In her column, Wojcicki relays a conversation with her daughter about the memo. She goes on to talk about how she continues to experience sexism within the tech industry, and how she empathizes with the women at Google who now face “a very public discussion about their abilities.”
“To me, that was the most poignant piece and nothing else needed to be said for me,” said Gates, who is co-chair of the Bill & Melinda Gates Foundation.
Gates said the industry’s gender problem is clear just by looking at the numbers.
When she was in college, 37% of computer science graduates were female. Now it’s 18%, she said.
Things got worse when games started to become more “genderized,” with a focus on sports and killing, she said.
“[A]ll the sudden, when games started to become very genderized, you started to see the downtick. This huge falling off of women wanted to go into computer science,” she said.
Melinda Gates: ‘Sad’ and ‘outraged’ at Google engineer memo
Making matters worse are hidden biases throughout the male-dominated tech industry, she said. The venture capital community, in particular, “needs to clean up its act.”
“I think they also fund what they know,” Gates said. “Today, they know male, white, Caucasian, in a hoodie, looks like a geek, comes from an Ivy League or equivalent school. That’s their funding criteria.”
Only 6% of VC partners today are women, Gates added, and a mere 3% of companies led by women get VC funding.
Gates is tackling the problem with her own money. Over the next 18 months, she plans to finance groups with funding models that show a commitment to gender equity. She’s already partnered with Aspect Ventures, a San Francisco-based VC firm founded by two women.

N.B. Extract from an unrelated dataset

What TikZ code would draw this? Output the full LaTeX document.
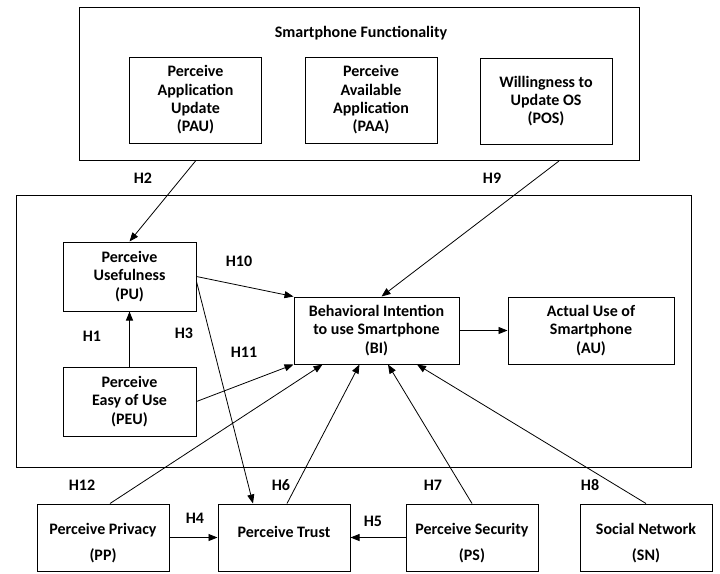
\documentclass[tikz,border=0pt]{standalone}
\usepackage{fontspec}
\setmainfont{Carlito}
\usetikzlibrary{positioning,calc,arrows.meta}
\tikzset{font=\fontsize{16}{18.3}\selectfont\bfseries}

\begin{document}
\begin{tikzpicture}
	\begin{scope}[x=1pt, y=-1pt]
		\tikzstyle{every node}=[align=center, inner sep=1pt]
		\tikzstyle{box}=[draw, line width=1pt, minimum width=132pt]
		\tikzstyle{link}=[line width=0.8pt, -{Triangle[length=9pt, width=7pt]}]
		\useasboundingbox (0, 0) rectangle (720, 573);

		\node [box, minimum width=560pt, minimum height=153pt] (sf) at (359, 84) {};
		\node (sftitle) at (361, 33) {Smartphone Functionality};
		\node [box, minimum height=86pt] (pau) at (195.5, 100) {Perceive\\Application\\Update\\(PAU)};
		\node [box, minimum height=86pt] (paa) at (371, 100) {Perceive\\Available\\Application\\(PAA)};
		\node [box, minimum height=86pt] (pos) at (546, 101) {Willingness to\\Update OS\\(POS)};

		\node [box, minimum width=675pt, minimum height=272pt] (core) at (353.5, 331) {};
		\node [box, minimum width=133pt, minimum height=69pt] (pu) at (129.5, 276.5) {Perceive\\Usefulness\\(PU)};
		\node [box, minimum width=133pt, minimum height=69pt] (peu) at (129.5, 401.5) {Perceive\\Easy of Use\\(PEU)};
		\node [box, minimum width=165pt, minimum height=67pt] (bi) at (376.5, 330.5) {Behavioral Intention\\to use Smartphone\\(BI)};
		\node [box, minimum width=166pt, minimum height=67pt] (au) at (591, 330.5) {Actual Use of\\Smartphone\\(AU)};

		\node [box, minimum height=67pt] (pp) at (103, 537.5) {\rule{0pt}{23pt}Perceive Privacy\\[7.7pt](PP)};
		\node [box, minimum height=67pt] (pt) at (284, 537.5) {\rule[-11pt]{0pt}{1pt}Perceive Trust};
		\node [box, minimum height=67pt] (ps) at (472, 537.5) {\rule{0pt}{23pt}Perceive Security\\[7.7pt](PS)};
		\node [box, minimum height=67pt] (sn) at (646, 537.5) {\rule{0pt}{23pt}Social Network\\[7.7pt](SN)};

		\node (h1) at (92, 336) {H1};
		\node (h2) at (143, 178) {H2};
		\node (h3) at (184, 333) {H3};
		\node (h4) at (195, 518) {H4};
		\node (h5) at (373, 521) {H5};
		\node (h6) at (281, 485) {H6};
		\node (h7) at (433, 485) {H7};
		\node (h8) at (590, 485) {H8};
		\node (h9) at (492, 178) {H9};
		\node (h10) at (239, 261) {H10};
		\node (h11) at (244, 352) {H11};
		\node (h12) at (82, 485) {H12};

		\draw [link] (pau.south |- sf.south) to (pu.north);
		\draw [link] ([xshift=200pt]sf.south) to ([xshift=5pt]bi.north);
		\draw [link] (peu.north) to (pu.south);
		\draw [link] (pu.east) to (bi.north west);
		\draw [link] ([yshift=-5pt]pu.east) to ([xshift=-31pt]pt.north);
		\draw [link] (peu.east) to (bi.south west);
		\draw [link] ([xshift=7pt]pp.north) to ([xshift=29pt]bi.south west);
		\draw [link] ([xshift=3pt]pt.north) to ([xshift=66pt]bi.south west);
		\draw [link] (ps.north) to ([xshift=11.5pt]bi.south);
		\draw [link] (sn.north) to ([xshift=40.5pt]bi.south);
		\draw [link] (bi.east) to (au.west);
		\draw [link] (pp.east) to (pt.west);
		\draw [link] (ps.west) to (pt.east);
	\end{scope}
\end{tikzpicture}
\end{document}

“Moving money is what will move the industry for women,” she said.
Gender discrimination is something Gates says she personally experienced “all the way through” her studies and career.
Sexism was less of an issue inside Microsoft, Gates said, but it would occur when she’d attend industry events like conferences.
Even in her philanthropic work, it’s a recurring issue.
“I still walk in places with Bill, and people… they assume he’s the smartest person in the room, almost no matter if it’s a man or a woman who walks in,” Gates said. “But as soon as I open my mouth, you can sometimes look at the person’s face and they’re kind of like, ‘Wow, she knows something, too.'”
Gates says such hidden biases influence both men and women and are made worse by the fact that they’re so rarely addressed.
“We don’t talk about what’s going on,” she said. But now she believes things are finally starting to change.
“Tech is invasive,” Gates said. “It’s in all of our lives. Don’t you want the people who are sitting behind that, programming it, to be people who have diverse points of view?”